Bibliographic citations are one of the most important and used tool for linking and evaluating research in academic publishing. In this context, understanding author’s motivations behind a citation act can show how a particular work is perceived by other researchers, and opens interesting scenarios within the scholarly publishing domain. For instance, it would be possible browsing citation networks according to precise intentions, e.g. looking for all the works citing a particular paper with the intention of providing extensions to theories contained in it, of critiquing its content, and the like.
I’ve worked quite a lot on the definition of models to characterise citations from rhetorical and factual perspectives. One of the most important output of this research is the creation (together with David Shotton) of the Citation Typing Ontology, a.k.a. CiTO, an ontology describing different kinds of functions that citations may have, which we introduced in detail in our article entitled FaBiO and CiTO: ontologies for describing bibliographic resources and citations.
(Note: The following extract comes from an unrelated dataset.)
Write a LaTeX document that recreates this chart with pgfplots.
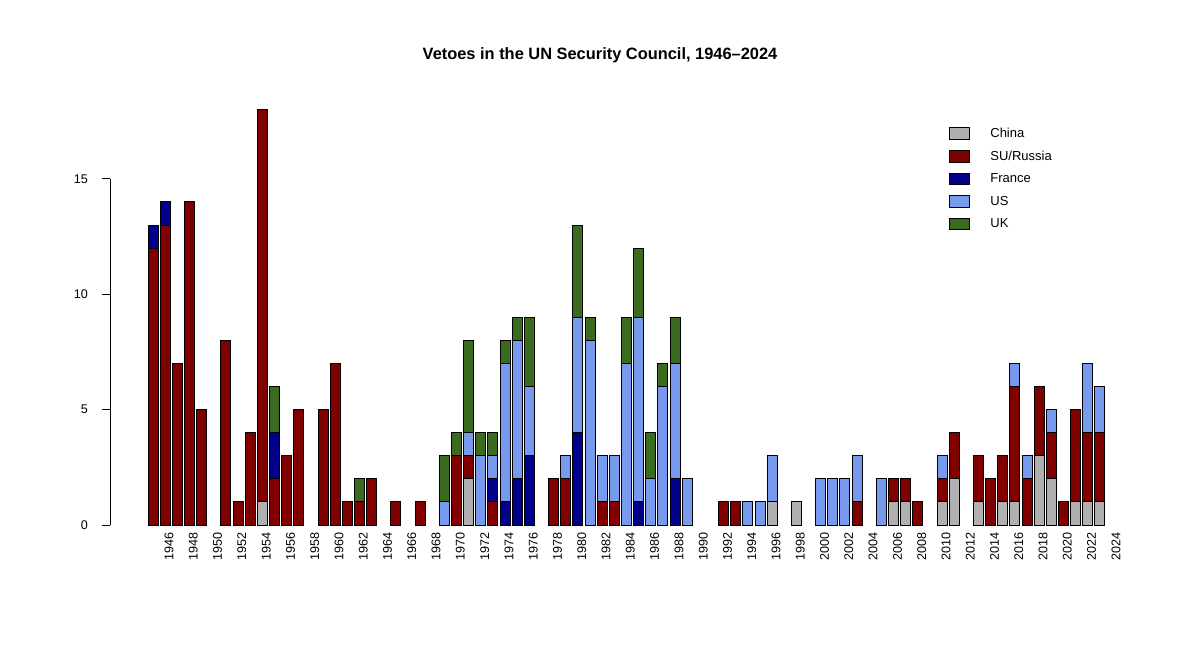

Starting from this work, my colleagues and I have started to think a mechanism to retrive these citation functions from text in an automatic way, simply trying to replicate the way in which humans usually perform this task.
To this end, we develop CiTalO, a tool that allows the automatic extraction of the nature of a citation starting from the sentence in which the citation act is happening. In practice, what CiTalO actually does is to return the most appropriate CiTO property which better describe a certain citation scenario – such as the property cito:extends for the citation sentence
It extends the research outlined in earlier work X, being
X the reference to a particular bibliographic citation within a paper.
Today I presented a paper about CiTalO (I co-wrote with Angelo Di Iorio and Andrea Giovanni Nuzzolese) at SePublica 2013, co-located with ESWC 2013. Some information about the paper as follows:
Towards the automatic identification of the nature of citations
Abstract. The reasons why an author cites other publications are varied: an author can cite previous works to gain assistance of some sort in the form of background information, ideas, methods, or to review, critique or refute previous works. The problem is that the best possible way to retrieve the nature of citations is very time consuming: one should read article by article to assign a particular characterisation to each citation. In this paper we propose an algorithm, called CiTalO, to infer automatically the function of citations by means of Semantic Web technologies and NLP techniques. We also present some preliminary experiments and discuss some strengths and limitations of this approach.
If you like this work and you are attending ESWC this year, please don’t miss our practical introduction to CiTalO during the Demo Session on Tuesday afternoon (May 28).